One in a hundred succeeds: LVMH Métiers d'Art's tight meshes

Through Métiers d’Art, the LVMH group invests in the industrial supply chain, sure. But it is not easy, from the perspective of SMEs and artisans, to measure up with a merger operation: the French holding company has tight, or rather very tight, meshes. CEO Matteo De Rosa explained it on the sidelines of the presentation of the Parisian hub Le Maine (photo, from Instagram).

Tight meshes

What is the target audience of LVMH Métiers d’Art? “They are companies that already work with the group”, De Rosa replied to MFF, “so already registered in excellence”. This is nothing new: we know, as those directly involved have already explained, that the French holding company intervenes in family-run SMEs to foster their development and ensure generational change. What we did not know is the scale of screening and selection work.

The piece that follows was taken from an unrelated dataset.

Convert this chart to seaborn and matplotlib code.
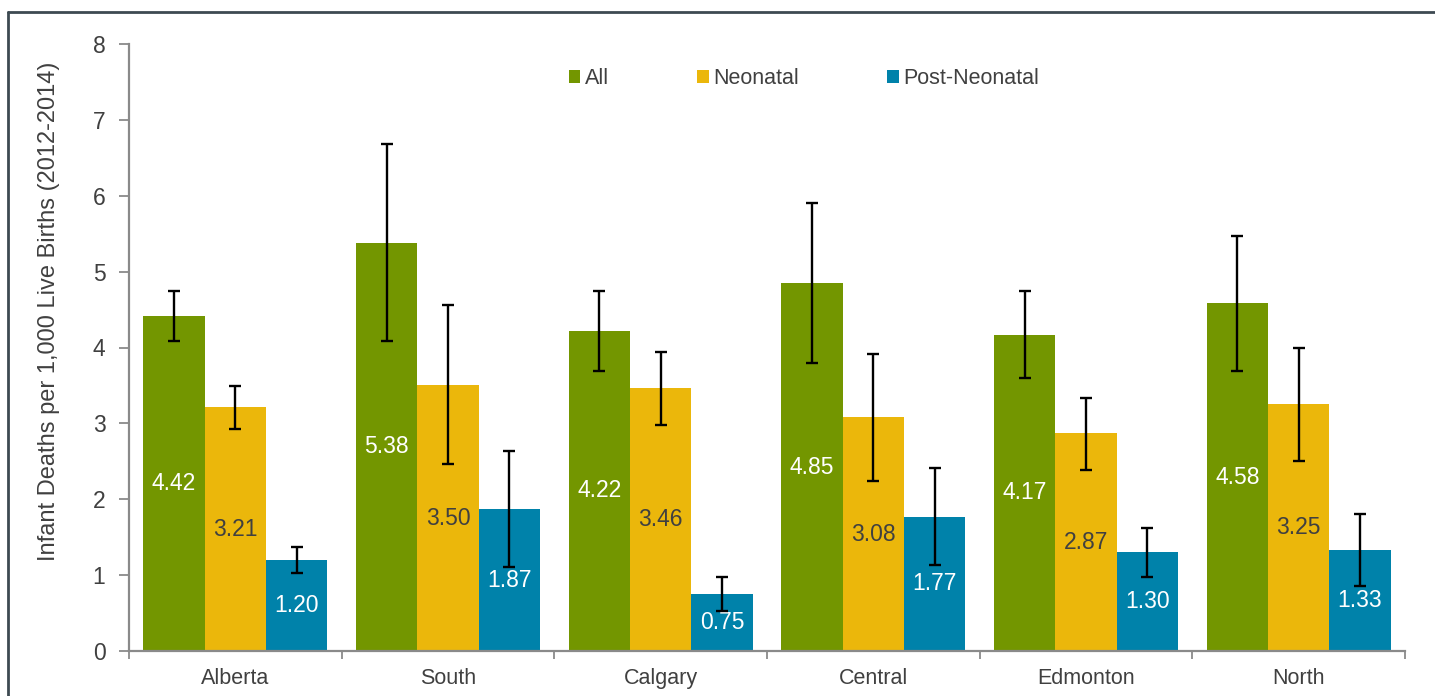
import pandas as pd
import seaborn as sns
import matplotlib
matplotlib.use('Agg')
import matplotlib.pyplot as plt
from matplotlib.lines import Line2D
from matplotlib.ticker import FixedLocator

# regions and the three series (rates per 1,000 live births)
regions = ['Alberta', 'South', 'Calgary', 'Central', 'Edmonton', 'North']
series = ['All', 'Neonatal', 'Post-Neonatal']
all_rate = [4.42, 5.38, 4.22, 4.85, 4.17, 4.58]
neo_rate = [3.21, 3.50, 3.46, 3.08, 2.87, 3.25]
post_rate = [1.20, 1.87, 0.75, 1.77, 1.30, 1.33]

# confidence interval bounds
all_low = [4.09, 4.08, 3.69, 3.80, 3.60, 3.69]
all_high = [4.74, 6.68, 4.74, 5.90, 4.74, 5.47]
neo_low = [2.93, 2.46, 2.98, 2.24, 2.39, 2.50]
neo_high = [3.49, 4.56, 3.94, 3.91, 3.33, 3.99]
post_low = [1.03, 1.11, 0.53, 1.13, 0.98, 0.86]
post_high = [1.37, 2.64, 0.97, 2.41, 1.62, 1.81]

colors = ['#739600', '#EBB70B', '#0082AA']
label_colors = ['white', '#404040', 'white']

df = pd.DataFrame({
    'Region': regions * 3,
    'Series': [s for s in series for _ in regions],
    'Rate': all_rate + neo_rate + post_rate,
})
lows = [all_low, neo_low, post_low]
highs = [all_high, neo_high, post_high]
vals = [all_rate, neo_rate, post_rate]

sns.set_style('white')
plt.rcParams['font.family'] = ['Liberation Sans', 'DejaVu Sans']

fig = plt.figure(figsize=(14.35, 6.96), dpi=100)
ax = fig.add_axes([129 / 1435, 1 - 651 / 696, 1276 / 1435, 607 / 696])

sns.barplot(data=df, x='Region', y='Rate', hue='Series', order=regions,
            hue_order=series, palette=colors, width=0.865, errorbar=None,
            linewidth=0, saturation=1, ax=ax)

# error bars and value labels on each bar
bar_conts = list(ax.containers)
for i, cont in enumerate(bar_conts):
    xs = [p.get_x() + p.get_width() / 2 for p in cont.patches]
    lo = [v - l for v, l in zip(vals[i], lows[i])]
    hi = [h - v for v, h in zip(vals[i], highs[i])]
    ax.errorbar(xs, vals[i], yerr=[lo, hi], fmt='none', ecolor='black',
                elinewidth=1.7, capsize=4.5, capthick=1.7, zorder=5)
    ax.bar_label(cont, fmt='%.2f', label_type='center', color=label_colors[i],
                 fontsize=16.5)

ax.set_ylim(0, 8)
ax.set_xlim(-0.5, 5.5)
ax.set_yticks(range(0, 9))
ax.set_xlabel('')
ax.set_ylabel('Infant Deaths per 1,000 Live Births (2012-2014)', fontsize=17,
              color='#404040')
ax.yaxis.set_label_coords(-0.054, 0.56)

for side in ['top', 'right']:
    ax.spines[side].set_visible(False)
for side in ['left', 'bottom']:
    ax.spines[side].set_color('#8a8a8a')
    ax.spines[side].set_linewidth(1.6)

ax.tick_params(axis='y', which='major', length=7, width=1.3, color='#8a8a8a',
               labelsize=16.5, labelcolor='#404040', left=True, direction='out',
               pad=10)
ax.tick_params(axis='x', which='major', length=0, labelsize=15.5,
               labelcolor='#404040', pad=12)
ax.xaxis.set_minor_locator(FixedLocator([i - 0.5 for i in range(7)]))
ax.tick_params(axis='x', which='minor', length=6, width=1.3, color='#8a8a8a',
               bottom=True, direction='out')

leg = ax.legend(loc='center', bbox_to_anchor=(0.529, 0.943), ncol=3,
                frameon=False, fontsize=15.5, handlelength=0.55, handleheight=0.55,
                handletextpad=0.2, columnspacing=4.1)
for t in leg.get_texts():
    t.set_color('#404040')

# outer frame (top and left edges visible)
fc = '#3d4a52'
fig.add_artist(Line2D([8 / 1435, 1.0], [1 - 12 / 696, 1 - 12 / 696],
                      transform=fig.transFigure, color=fc, linewidth=2))
fig.add_artist(Line2D([8 / 1435, 8 / 1435], [0.0, 1 - 12 / 696],
                      transform=fig.transFigure, color=fc, linewidth=2))

fig.savefig('out.png', dpi=100)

What are the criteria for entering the Métiers d’Art? “We do an enormous amount of scouting”, the CEO continues. “In Italy alone last year we examined 100 companies”. Intervening, however, only in some of them.

The group

Yes, because LVMH Métiers d’Art has grown over the last decade, but without haste. “We started in 2015 with a turnover of EUR 80 million and 2 companies”, says De Rosa. “Now we got to EUR 700 million and have 17 maisons, in all continents”. The approach to business remains unchanged: “In 90% of the cases, we acquire the company or become majority shareholders”, concludes the CEO. “It take several years to make an impact. And competitors are welcome: 50% of the Métiers d’Art production is for LVMH and the other half for outsiders”.